Llegas a los 50 años y te ves haciendo las mismas cosas que tu madre y tu padre.
De pequeña viví en una ciudad acomodada del sur del gran Buenos Aires, precisamente en Adrogué, ciudad elegida por Borges. Las casas y casonas que el escritor describe en su obra, dan una idea de las particularidades del lugar. Y en esas particularidades, mis padres, ambos europeos, hacían huerta en el patio trasero y también en el jardín. ¡¡¡ Si sí leíste bien, en el jardín!!! Las rosas, las margaritas, los conejitos y las caléndulas, se mezclaban con las lechugas y los tomates. La mentalidad extranjera y el dolor post guerra, hacían que aprovecharan cada diminuto lugar de la casa.
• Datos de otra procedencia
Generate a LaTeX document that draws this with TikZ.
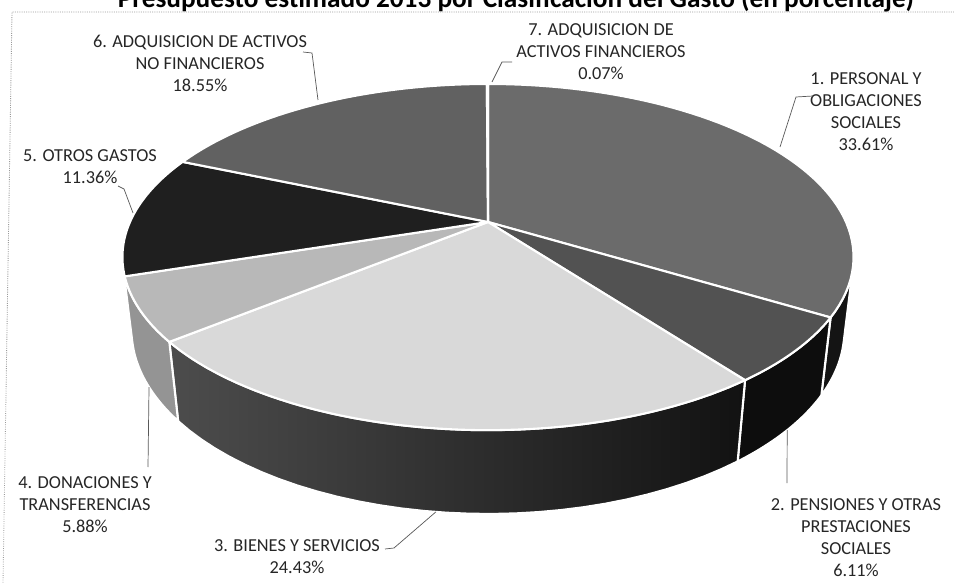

Demás está decirte la vergüenza, sobre todo en mi adolescencia, que sentía cuando compañeros de escuela me visitaban; no podía entender por qué, mientras todo el mundo tenía césped y flores en el jardín, en mi casa había verduras y hortalizas.
La vida, los años y el agradecimiento, hacen que hoy personalmente repita esa historia, pero lo bueno y lo mejor, es que mis hijos no se avergüenzan, si no, todo lo contrario, colaboran en la creación y repiten en sus casas aquel modelo tan práctico y salvador. Y digo salvador, porque no solo salvan lo económico, sino también salvan la salud, tanto física como emocional.
Ir a la huerta cada día, dar gracias y hacer una ceremonia en el momento en que recojo algo para llevar a la mesa, es la mejor herencia que he recibido y que he delegado.
Dijo mi hija, ¨todo el mundo me pregunta cómo hago para tener una huerta tan hermosa, y sólo les respondo, que trato a las plantas como a cualquier ser vivo¨.
Juntarme a comer con mi hijo un domingo y escuchar en un momento el sonido de zapa en la tierra, le recuerda a mi alma que todo está a salvo y por el buen camino.
Si quieres y sueñas un mundo mejor, comienza en tu casa; el ejemplo es lo único que vale.